If it wants to repudiate the violent mob that stormed the Capitol earlier this month, Congress should act quickly to remove eight statues that depict men who, like people in the mob, wanted to overthrow America’s constitutional order. These particular monuments depict those who played leading roles in the confederate states’ decision to wage war against a democratic government in order to defend slavery.
And this last point is important to stress: Anyone who claims that monuments to confederate “heroes” are about “heritage,” “history,” “states’ rights” or “economic freedom” is wrong. The Confederacy existed because of slavery. We know this because when they decided to leave the Union rather than respect the results of an election, the states that stated reasons all said it was because they wanted to preserve slavery. The Confederacy also adopted a constitution making it clear that “the institution of negro slavery, as it now exists in the Confederate States, shall be recognized and protected” but lacking any allowance for succession. If that isn’t enough, in a speech delivered just a few weeks before the South started the war, confederate Vice President Alexander Hamilton Stephens said “institution African slavery as it exists amongst us” caused ‘rupture’ and that the ‘cornerstone’ of the new state rests, upon the great truth that the negro is not equal to the white man.” A few men’s desire to own other people caused over 640,000 deaths on the battlefield (nearly 10 percent of fighting-age men in the country at that time) and untold suffering.
The statues depict Joseph Wheeler (Alabama), Uriah Milton Rose (Arkansas), Edmund Kirby Smith (Florida), Alexander Hamilton Stephens (Georgia), Jefferson Davis (Mississippi), James Zachariah George (Mississippi), Zebulon Baird Vance (North Carolina) and Wade Hampton III (South Carolina). All renounced oaths they had taken to uphold the Constitution and devoted significant parts of their lives to fighting the government of the United States.

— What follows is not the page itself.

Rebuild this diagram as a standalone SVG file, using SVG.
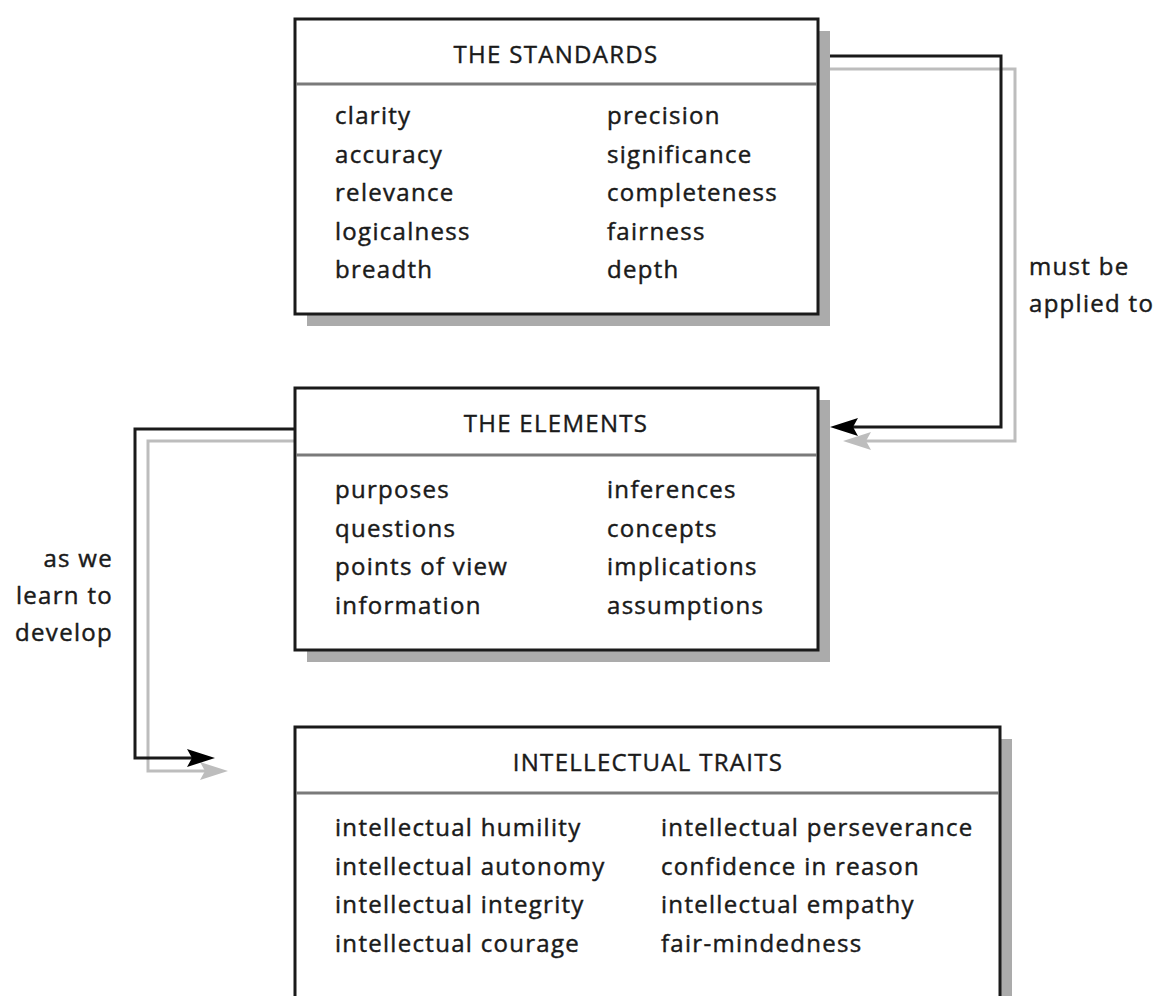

The monuments were placed in the Capitol by state governments that, under Jim Crow, glorified the South as part of an effort to disenfranchise African American citizens while excluding them from most public places, political offices, formal educational opportunities and high-status careers. They are different from statues of people who enlisted in the confederate army as young men (West Virginia Sen. John Kenna and Supreme Court Chief Justice Edward Douglas White), those who defended slavery without waging war against the United States (Sen. Henry Clay of Kentucky) or simply had very questionable character (Gov. Huey Long of Louisiana.) They committed clear acts of treason and sedition.
While members of Congress have proposed legislation to remove the statues in the past, there’s no reason our national legislature should spend more time debating an issue that, while important, is symbolic. Existing procedures and precedents actually allow the statues to be removed almost immediately. Here’s how it would work: as soon as a few minutes after inauguration on January 20, Speaker Nancy Pelosi and Vice President Kamala Harris (acting in her capacity as president of the Senate) could formally ask the governors of the states that have sent confederate statues to remove them. The governor of Virginia already removed a statue of Robert E. Lee by executive action and the precedent he set should allow all other governors to make the same request without additional process at the federal level.
Further, Florida and Arkansas have already decided to replace their monuments and this action is probably enough to ship those two back immediately even without a request. South Carolina’s statue of Hampton — a major slave holder who later ran paramilitary terrorist organizations working to disenfranchise African Americans — is in a remote corner of the Capitol Visitor Center and has been removed entirely from public view in the past. If the states do not respond within a few days and promise to remove the statues posthaste, Pelosi, Harris, and other parts of the House and Senate leadership should ask the Joint Committee on the Library — responsible for the building’s artistic heritage — to treat them like Hampton’s statue and remove them from public exhibition.
The mob attack on the Capitol did tremendous symbolic damage to a place sacred to American democracy. Removing some statues of men who declared war on the United States in order to defend slavery can begin the process of setting things right.